Work to do → Transcribe the listing below from its opening line up to and including the line that contains "const blueXErr = 0.025;"; reproduce nothing else.

Dataset content →

----

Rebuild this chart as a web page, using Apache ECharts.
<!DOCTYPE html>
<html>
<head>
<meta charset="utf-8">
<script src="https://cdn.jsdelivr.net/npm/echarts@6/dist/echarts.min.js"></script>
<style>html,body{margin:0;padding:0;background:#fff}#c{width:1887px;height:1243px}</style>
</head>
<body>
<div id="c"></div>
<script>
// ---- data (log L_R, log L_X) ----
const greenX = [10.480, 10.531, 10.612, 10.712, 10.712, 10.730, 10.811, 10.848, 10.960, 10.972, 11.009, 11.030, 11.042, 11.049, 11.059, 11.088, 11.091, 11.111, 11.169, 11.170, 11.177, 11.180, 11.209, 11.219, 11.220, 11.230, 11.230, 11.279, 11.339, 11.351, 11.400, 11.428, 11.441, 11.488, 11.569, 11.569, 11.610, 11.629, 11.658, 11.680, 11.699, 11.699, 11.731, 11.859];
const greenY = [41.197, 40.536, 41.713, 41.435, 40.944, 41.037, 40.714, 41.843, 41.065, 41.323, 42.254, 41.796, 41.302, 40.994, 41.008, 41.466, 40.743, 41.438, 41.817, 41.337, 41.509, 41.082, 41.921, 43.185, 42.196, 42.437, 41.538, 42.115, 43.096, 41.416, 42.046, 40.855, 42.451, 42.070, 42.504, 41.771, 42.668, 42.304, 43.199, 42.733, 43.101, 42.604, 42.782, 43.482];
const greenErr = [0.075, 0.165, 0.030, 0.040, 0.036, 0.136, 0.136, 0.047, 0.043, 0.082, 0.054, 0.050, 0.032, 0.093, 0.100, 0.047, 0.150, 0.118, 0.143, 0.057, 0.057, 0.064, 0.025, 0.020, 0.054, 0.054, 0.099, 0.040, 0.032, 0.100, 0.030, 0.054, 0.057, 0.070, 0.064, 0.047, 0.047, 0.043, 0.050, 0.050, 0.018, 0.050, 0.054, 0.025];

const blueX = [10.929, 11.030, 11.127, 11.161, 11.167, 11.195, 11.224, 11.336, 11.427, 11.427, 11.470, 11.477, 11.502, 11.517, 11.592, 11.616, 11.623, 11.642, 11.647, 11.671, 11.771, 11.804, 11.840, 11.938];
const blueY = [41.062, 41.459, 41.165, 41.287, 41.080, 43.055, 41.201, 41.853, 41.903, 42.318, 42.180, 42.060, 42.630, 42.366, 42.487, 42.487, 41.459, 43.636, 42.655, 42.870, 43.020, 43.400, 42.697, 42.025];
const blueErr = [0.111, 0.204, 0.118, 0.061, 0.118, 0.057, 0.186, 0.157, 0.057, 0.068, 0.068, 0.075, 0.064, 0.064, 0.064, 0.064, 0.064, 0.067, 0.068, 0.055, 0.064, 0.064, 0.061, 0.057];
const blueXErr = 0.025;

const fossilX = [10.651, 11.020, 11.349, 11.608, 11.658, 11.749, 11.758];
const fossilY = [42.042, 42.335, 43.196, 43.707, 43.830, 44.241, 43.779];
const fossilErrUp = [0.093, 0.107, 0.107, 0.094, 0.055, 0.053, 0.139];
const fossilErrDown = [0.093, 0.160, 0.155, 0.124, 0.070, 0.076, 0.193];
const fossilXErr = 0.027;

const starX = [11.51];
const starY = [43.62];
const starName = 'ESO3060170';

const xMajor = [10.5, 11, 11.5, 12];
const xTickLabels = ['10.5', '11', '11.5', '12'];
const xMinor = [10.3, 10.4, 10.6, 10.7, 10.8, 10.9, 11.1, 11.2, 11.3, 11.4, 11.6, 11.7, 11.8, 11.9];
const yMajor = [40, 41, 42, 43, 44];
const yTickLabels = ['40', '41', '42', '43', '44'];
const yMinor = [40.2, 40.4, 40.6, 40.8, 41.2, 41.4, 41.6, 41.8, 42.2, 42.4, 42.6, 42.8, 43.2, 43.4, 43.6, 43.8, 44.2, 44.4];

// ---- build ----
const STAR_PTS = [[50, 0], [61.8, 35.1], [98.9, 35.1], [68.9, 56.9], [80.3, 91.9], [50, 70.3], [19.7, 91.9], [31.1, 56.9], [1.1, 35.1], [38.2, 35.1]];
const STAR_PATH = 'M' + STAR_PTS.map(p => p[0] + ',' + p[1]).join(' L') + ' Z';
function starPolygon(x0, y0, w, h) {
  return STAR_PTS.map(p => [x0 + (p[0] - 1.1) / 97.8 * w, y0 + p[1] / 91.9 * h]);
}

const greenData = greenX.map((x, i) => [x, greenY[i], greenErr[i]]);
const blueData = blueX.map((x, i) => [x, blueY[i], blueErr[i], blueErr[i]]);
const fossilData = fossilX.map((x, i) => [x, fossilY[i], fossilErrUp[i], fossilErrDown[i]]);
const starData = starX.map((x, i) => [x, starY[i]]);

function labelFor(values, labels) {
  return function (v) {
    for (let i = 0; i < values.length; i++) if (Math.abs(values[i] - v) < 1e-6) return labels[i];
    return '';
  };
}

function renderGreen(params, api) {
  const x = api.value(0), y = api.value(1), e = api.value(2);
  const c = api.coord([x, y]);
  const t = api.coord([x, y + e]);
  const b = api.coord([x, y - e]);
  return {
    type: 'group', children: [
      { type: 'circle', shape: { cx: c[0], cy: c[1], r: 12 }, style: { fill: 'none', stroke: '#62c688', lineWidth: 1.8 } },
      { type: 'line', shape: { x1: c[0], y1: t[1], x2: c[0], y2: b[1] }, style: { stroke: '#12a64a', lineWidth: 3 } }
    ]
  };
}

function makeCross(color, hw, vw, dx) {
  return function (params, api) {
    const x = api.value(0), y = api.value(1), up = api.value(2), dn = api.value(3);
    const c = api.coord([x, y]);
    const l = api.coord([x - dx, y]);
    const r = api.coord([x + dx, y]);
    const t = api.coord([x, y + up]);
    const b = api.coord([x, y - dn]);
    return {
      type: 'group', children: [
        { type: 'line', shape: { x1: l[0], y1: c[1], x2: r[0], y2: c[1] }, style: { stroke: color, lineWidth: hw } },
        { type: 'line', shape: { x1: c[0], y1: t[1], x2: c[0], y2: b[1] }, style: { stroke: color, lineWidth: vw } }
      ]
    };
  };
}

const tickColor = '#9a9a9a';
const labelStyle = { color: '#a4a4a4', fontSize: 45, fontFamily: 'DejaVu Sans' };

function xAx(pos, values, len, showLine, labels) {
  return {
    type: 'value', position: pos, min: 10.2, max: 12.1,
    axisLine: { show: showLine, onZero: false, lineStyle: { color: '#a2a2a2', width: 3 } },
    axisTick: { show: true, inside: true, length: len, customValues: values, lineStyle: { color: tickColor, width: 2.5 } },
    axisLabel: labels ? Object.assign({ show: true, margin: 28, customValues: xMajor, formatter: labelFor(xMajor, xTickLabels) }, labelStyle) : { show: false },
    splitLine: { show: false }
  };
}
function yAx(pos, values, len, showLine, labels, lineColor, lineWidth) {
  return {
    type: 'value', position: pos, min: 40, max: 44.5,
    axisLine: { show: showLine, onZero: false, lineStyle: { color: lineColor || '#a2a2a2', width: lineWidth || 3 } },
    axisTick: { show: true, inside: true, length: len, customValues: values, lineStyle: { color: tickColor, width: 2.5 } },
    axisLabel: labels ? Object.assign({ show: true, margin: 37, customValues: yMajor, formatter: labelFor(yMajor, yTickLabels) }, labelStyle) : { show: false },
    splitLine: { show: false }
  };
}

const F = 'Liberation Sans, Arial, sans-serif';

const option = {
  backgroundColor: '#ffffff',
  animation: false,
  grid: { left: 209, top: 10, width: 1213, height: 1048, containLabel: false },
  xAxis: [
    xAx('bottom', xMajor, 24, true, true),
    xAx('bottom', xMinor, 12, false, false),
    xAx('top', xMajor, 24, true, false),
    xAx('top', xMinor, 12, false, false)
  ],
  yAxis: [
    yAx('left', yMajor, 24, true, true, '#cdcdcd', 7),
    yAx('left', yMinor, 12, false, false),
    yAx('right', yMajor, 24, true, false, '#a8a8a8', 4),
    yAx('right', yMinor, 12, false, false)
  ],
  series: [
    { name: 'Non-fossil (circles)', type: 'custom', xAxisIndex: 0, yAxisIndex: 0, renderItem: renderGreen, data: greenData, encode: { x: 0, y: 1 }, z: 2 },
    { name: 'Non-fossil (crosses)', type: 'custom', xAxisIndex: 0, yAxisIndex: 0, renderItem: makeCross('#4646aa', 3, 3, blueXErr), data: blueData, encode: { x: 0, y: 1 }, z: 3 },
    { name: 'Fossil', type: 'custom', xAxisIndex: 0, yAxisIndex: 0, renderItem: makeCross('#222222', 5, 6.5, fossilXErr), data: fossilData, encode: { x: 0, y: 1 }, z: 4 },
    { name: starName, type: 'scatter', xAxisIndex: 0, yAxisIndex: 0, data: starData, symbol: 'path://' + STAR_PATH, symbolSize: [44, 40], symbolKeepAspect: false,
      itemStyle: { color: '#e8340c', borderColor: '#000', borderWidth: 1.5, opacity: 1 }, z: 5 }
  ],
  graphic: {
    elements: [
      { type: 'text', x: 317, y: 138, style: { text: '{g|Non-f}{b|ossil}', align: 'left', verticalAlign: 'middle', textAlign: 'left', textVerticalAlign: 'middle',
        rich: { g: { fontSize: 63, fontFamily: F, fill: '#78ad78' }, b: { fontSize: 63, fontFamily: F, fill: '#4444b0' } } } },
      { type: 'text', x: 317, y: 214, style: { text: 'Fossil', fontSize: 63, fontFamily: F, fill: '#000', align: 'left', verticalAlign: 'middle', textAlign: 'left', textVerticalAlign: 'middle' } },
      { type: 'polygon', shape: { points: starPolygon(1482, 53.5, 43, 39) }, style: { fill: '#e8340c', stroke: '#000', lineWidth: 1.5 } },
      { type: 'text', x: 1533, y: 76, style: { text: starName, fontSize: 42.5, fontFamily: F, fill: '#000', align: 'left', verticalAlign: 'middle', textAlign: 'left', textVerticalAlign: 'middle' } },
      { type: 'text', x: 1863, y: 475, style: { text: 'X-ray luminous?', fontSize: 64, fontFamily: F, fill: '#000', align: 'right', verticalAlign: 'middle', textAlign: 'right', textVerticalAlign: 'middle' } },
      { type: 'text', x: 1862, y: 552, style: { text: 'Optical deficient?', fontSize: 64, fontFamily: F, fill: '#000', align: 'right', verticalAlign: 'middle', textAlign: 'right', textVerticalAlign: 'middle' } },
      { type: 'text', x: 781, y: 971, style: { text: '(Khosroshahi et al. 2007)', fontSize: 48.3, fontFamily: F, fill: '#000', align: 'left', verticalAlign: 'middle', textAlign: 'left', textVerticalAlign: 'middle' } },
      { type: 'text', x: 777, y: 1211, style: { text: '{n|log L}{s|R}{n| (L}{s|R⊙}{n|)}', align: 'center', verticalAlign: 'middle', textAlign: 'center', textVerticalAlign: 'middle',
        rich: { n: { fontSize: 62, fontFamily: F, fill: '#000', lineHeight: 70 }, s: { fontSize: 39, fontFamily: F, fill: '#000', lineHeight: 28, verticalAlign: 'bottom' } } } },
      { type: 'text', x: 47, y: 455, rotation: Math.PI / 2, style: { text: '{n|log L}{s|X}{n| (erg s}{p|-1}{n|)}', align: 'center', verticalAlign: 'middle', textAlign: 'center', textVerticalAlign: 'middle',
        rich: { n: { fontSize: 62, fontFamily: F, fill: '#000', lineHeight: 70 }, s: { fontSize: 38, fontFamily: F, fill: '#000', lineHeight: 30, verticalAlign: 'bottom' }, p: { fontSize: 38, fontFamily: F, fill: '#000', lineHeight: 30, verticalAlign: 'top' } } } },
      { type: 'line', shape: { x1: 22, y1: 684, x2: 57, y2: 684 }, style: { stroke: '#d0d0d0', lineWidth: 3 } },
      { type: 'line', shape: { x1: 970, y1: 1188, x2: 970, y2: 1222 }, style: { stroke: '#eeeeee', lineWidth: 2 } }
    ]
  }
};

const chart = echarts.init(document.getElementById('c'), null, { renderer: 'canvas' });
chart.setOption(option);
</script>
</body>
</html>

----

Expected output →
Rebuild this chart as a web page, using Apache ECharts.
<!DOCTYPE html>
<html>
<head>
<meta charset="utf-8">
<script src="https://cdn.jsdelivr.net/npm/echarts@6/dist/echarts.min.js"></script>
<style>html,body{margin:0;padding:0;background:#fff}#c{width:1887px;height:1243px}</style>
</head>
<body>
<div id="c"></div>
<script>
// ---- data (log L_R, log L_X) ----
const greenX = [10.480, 10.531, 10.612, 10.712, 10.712, 10.730, 10.811, 10.848, 10.960, 10.972, 11.009, 11.030, 11.042, 11.049, 11.059, 11.088, 11.091, 11.111, 11.169, 11.170, 11.177, 11.180, 11.209, 11.219, 11.220, 11.230, 11.230, 11.279, 11.339, 11.351, 11.400, 11.428, 11.441, 11.488, 11.569, 11.569, 11.610, 11.629, 11.658, 11.680, 11.699, 11.699, 11.731, 11.859];
const greenY = [41.197, 40.536, 41.713, 41.435, 40.944, 41.037, 40.714, 41.843, 41.065, 41.323, 42.254, 41.796, 41.302, 40.994, 41.008, 41.466, 40.743, 41.438, 41.817, 41.337, 41.509, 41.082, 41.921, 43.185, 42.196, 42.437, 41.538, 42.115, 43.096, 41.416, 42.046, 40.855, 42.451, 42.070, 42.504, 41.771, 42.668, 42.304, 43.199, 42.733, 43.101, 42.604, 42.782, 43.482];
const greenErr = [0.075, 0.165, 0.030, 0.040, 0.036, 0.136, 0.136, 0.047, 0.043, 0.082, 0.054, 0.050, 0.032, 0.093, 0.100, 0.047, 0.150, 0.118, 0.143, 0.057, 0.057, 0.064, 0.025, 0.020, 0.054, 0.054, 0.099, 0.040, 0.032, 0.100, 0.030, 0.054, 0.057, 0.070, 0.064, 0.047, 0.047, 0.043, 0.050, 0.050, 0.018, 0.050, 0.054, 0.025];

const blueX = [10.929, 11.030, 11.127, 11.161, 11.167, 11.195, 11.224, 11.336, 11.427, 11.427, 11.470, 11.477, 11.502, 11.517, 11.592, 11.616, 11.623, 11.642, 11.647, 11.671, 11.771, 11.804, 11.840, 11.938];
const blueY = [41.062, 41.459, 41.165, 41.287, 41.080, 43.055, 41.201, 41.853, 41.903, 42.318, 42.180, 42.060, 42.630, 42.366, 42.487, 42.487, 41.459, 43.636, 42.655, 42.870, 43.020, 43.400, 42.697, 42.025];
const blueErr = [0.111, 0.204, 0.118, 0.061, 0.118, 0.057, 0.186, 0.157, 0.057, 0.068, 0.068, 0.075, 0.064, 0.064, 0.064, 0.064, 0.064, 0.067, 0.068, 0.055, 0.064, 0.064, 0.061, 0.057];
const blueXErr = 0.025;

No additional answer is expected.